Как-то один молодой человек спросил меня, когда речь зашла о пиар-компании: «Фидбеков много?» Но мы же все до недавнего времени пользовались русским откликом. Что случилось? Коворкинги, краудфандинги, франчайзинги… Стартап — звучит более или менее. Но стартапер? Если перенести ударение — забавно. Почти как старпёр. А люди гордятся, когда их называют стартаперами. Но почему не говорить о запуске проекта?
Мы играем английскими, а правильнее — американскими словами, как африканские и индейские вожди играли стеклянными бусами, полученными за живой товар.
Я против патриотизма с капустой в бороде, с кокошником, медведем и балалайкой. Надеждами Кадышевой и Бабкиной. Весь этот а ля рюсс, ай лю ли — пошлость жуткая. Блин на лопате. Я против и русского реконструкторства — это когда люди начинают вести себя так, как, по их представлению, вели себя «здоровые русские люди в прошлом». Но стейкхолдеры — это зеркальное отражение всего этого а ля рюсса.
Причём весь этот словесный американский мусор раскидан на почве казённого и ура-патриотизма. Недавно в Петербурге прошёл фестиваль патриотического кино. Его название — Russian Elementary Cinema. Я понимаю, что организаторы хотели обыграть наименование кнопки REC — запись. Было бы остроумно, если бы дело касалось молодёжного или любительского кино. Но для патриотического фестиваля можно было бы придумать что-то другое.

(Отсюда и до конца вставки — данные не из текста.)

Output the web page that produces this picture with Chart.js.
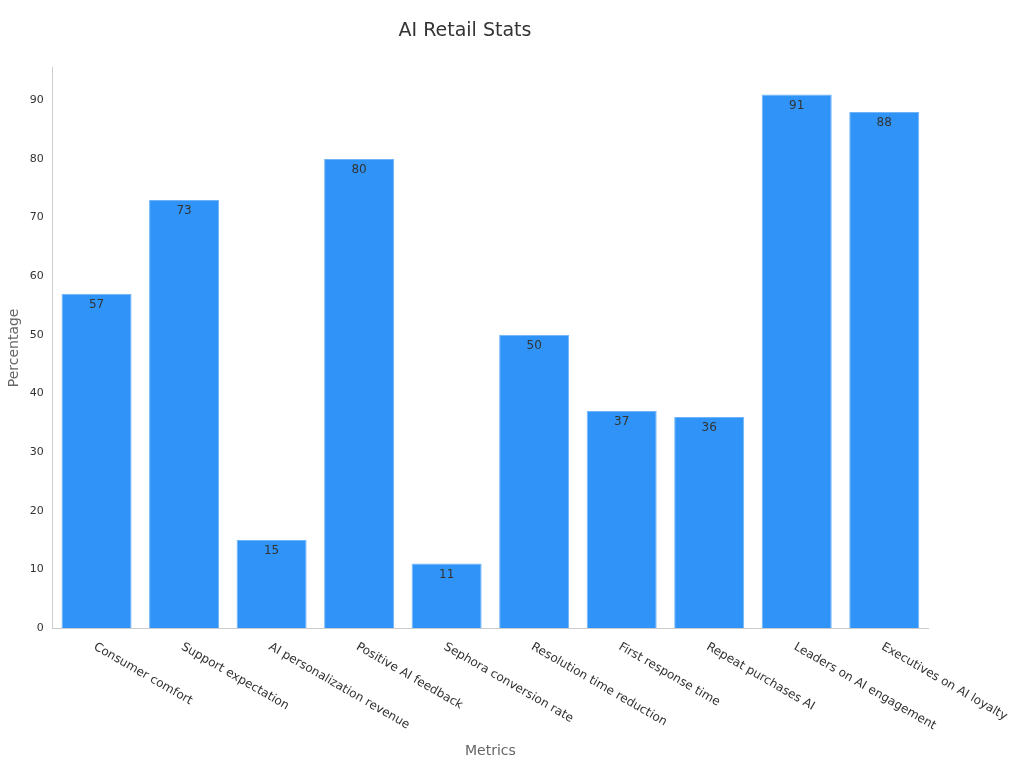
<!DOCTYPE html>
<html>
<head>
<meta charset="utf-8">
<script src="https://cdn.jsdelivr.net/npm/chart.js@4/dist/chart.umd.min.js"></script>
<style>
  html, body { margin: 0; padding: 0; background: #fff; }
  #wrap { width: 1024px; height: 768px; }
</style>
</head>
<body>
<div id="wrap"><canvas id="chart" width="1024" height="768"></canvas></div>
<script>
const categories = ['Consumer comfort', 'Support expectation', 'AI personalization revenue', 'Positive AI feedback',
    'Sephora conversion rate', 'Resolution time reduction', 'First response time', 'Repeat purchases AI',
    'Leaders on AI engagement', 'Executives on AI loyalty'];
const percentages = [57, 73, 15, 80, 11, 50, 37, 36, 91, 88];

const fontFamily = '"DejaVu Sans", "Noto Sans", sans-serif';

// draws value labels inside bar tops, slanted category labels and the x title
const labelsPlugin = {
    id: 'labels',
    afterDatasetsDraw(chart) {
        const ctx = chart.ctx;
        const meta = chart.getDatasetMeta(0);
        ctx.save();
        ctx.font = '12px ' + fontFamily;
        ctx.fillStyle = '#333';
        ctx.textAlign = 'center';
        ctx.textBaseline = 'top';
        meta.data.forEach((bar, i) => {
            ctx.fillText(percentages[i], bar.x, bar.y + 5);
        });

        const xScale = chart.scales.x;
        const base = chart.chartArea.bottom + 12;
        ctx.textAlign = 'left';
        ctx.textBaseline = 'middle';
        categories.forEach((label, i) => {
            const x = xScale.getPixelForTick(i);
            ctx.save();
            ctx.translate(x - 2, base + 6);
            ctx.rotate(Math.PI / 6);
            ctx.fillText(label, 0, 0);
            ctx.restore();
        });

        ctx.font = '14px ' + fontFamily;
        ctx.fillStyle = '#666';
        ctx.textAlign = 'center';
        ctx.fillText('Metrics', (chart.chartArea.left + chart.chartArea.right) / 2, 751);
        ctx.restore();
    }
};

new Chart(document.getElementById('chart'), {
    type: 'bar',
    data: {
        labels: categories,
        datasets: [{
            data: percentages,
            backgroundColor: '#2f93f8',
            borderColor: '#6fb4fa',
            borderWidth: 1,
            categoryPercentage: 1,
            barPercentage: 0.8
        }]
    },
    options: {
        responsive: false,
        animation: false,
        devicePixelRatio: 1,
        layout: { padding: { left: 2, right: 96, top: 10, bottom: 134 } },
        plugins: {
            legend: { display: false },
            tooltip: { enabled: false },
            title: {
                display: true,
                text: 'AI Retail Stats',
                color: '#333',
                font: { family: fontFamily, size: 19, weight: 'normal' },
                padding: { top: 10, bottom: 25 }
            }
        },
        scales: {
            x: {
                grid: { display: false, drawTicks: true, tickLength: 6, color: '#ccc' },
                border: { color: '#ccc' },
                ticks: { display: false }
            },
            y: {
                min: 0,
                max: 95.55,
                grid: { display: false, drawTicks: true, tickLength: 6, color: '#999' },
                border: { color: '#ccc' },
                ticks: {
                    stepSize: 10,
                    color: '#333',
                    font: { family: fontFamily, size: 11 },
                    callback: v => (v % 10 === 0 ? v : '')
                },
                title: {
                    display: true,
                    text: 'Percentage',
                    color: '#666',
                    font: { family: fontFamily, size: 14 }
                }
            }
        }
    },
    plugins: [labelsPlugin]
});
</script>
</body>
</html>
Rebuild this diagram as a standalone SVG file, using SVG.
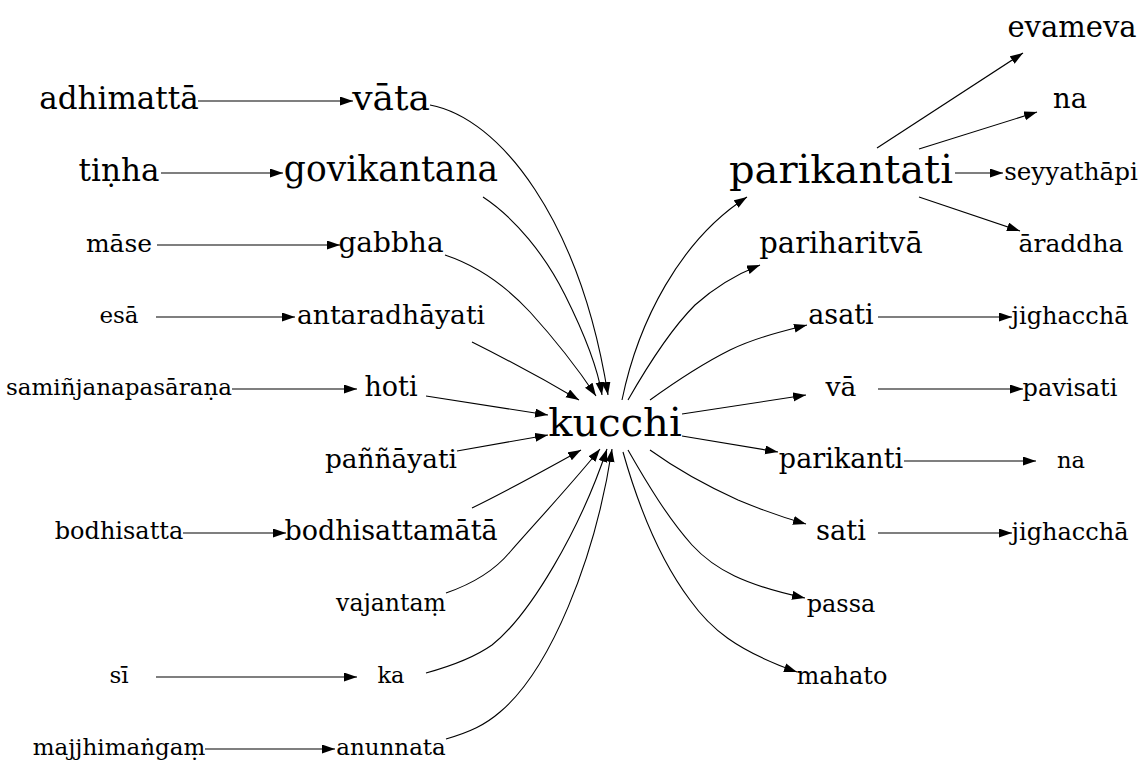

Каждое время приносит свой словесный мусор. Русская революция породила слова-аббревиатуры (итальянское слово). Главковерх, наркомвоенмор, реввоенсовет, комсомол… Люди тогда торопились жить. Они рвались в будущее. Они не хотели тратить время на проговаривание трёх слов, если можно использовать одно.
Рыночная экономика принесла в русский язык слова из языка, которым пользуется самая успешная бизнес-нация — американцы. И мы даже не продались на этом лингвистическом рынке. Мы отдались бесплатно. А когда этого рыночного ужа скрещивают с ежом патриотизма, получается адская смесь. Объявляется краудфандинг на патриотический проект! Изображение Т-34 на БМВ. «Ночные волки» в коже с иконами.
Когда нация поднимается, она возрождает свой язык. Мне очень нравится хорватское слово «колодвор» — вокзал. Они, хорваты, столько были в составе Австро-Венгрии, что могли бы принять какой-нибудь немецкий банхоф для этого. Но нет. Колодвор! Правда, вокзал то же не русское слово, считается, что оно происходит от английского Воксхолла — увеселительного заведения в Лондоне. Но в русский язык это слово, вокзал, попало по иронии судьбы. Якобы на железнодорожной станции в Павловске в XIX веке располагалось модное в свете увеселительное заведение. И вот какой-то остряк прозвал его вокзалом. Так и пошло.
Завоеватели запрещают говорить людям на родном языке. Во франкистской Испании в Каталонии нельзя было в публичном пространстве говорить на каталонском, в Стране басков — на баскском. Примеров множество. И язык, наоборот, становился достоянием завоёванной нации — оружием сопротивления. Жители захваченных, покорённых стран отказываются говорить на языке завоевателя. И в итоге они побеждают. Как хорваты со своим колодвором.
А мы сами разоружаемся, полагая, что использование американизмов делает нас модными, прогрессивными, продвинутыми. Мы проиграли. Можно сколько угодно пугать американских дипломатов Шойгу, но всё это блеф, когда мы с гордостью себя называем стейкхолдерами. Только в своей руке мы держим не кусок чужого мяса, а своей собственный нос — и сами себя за него водим.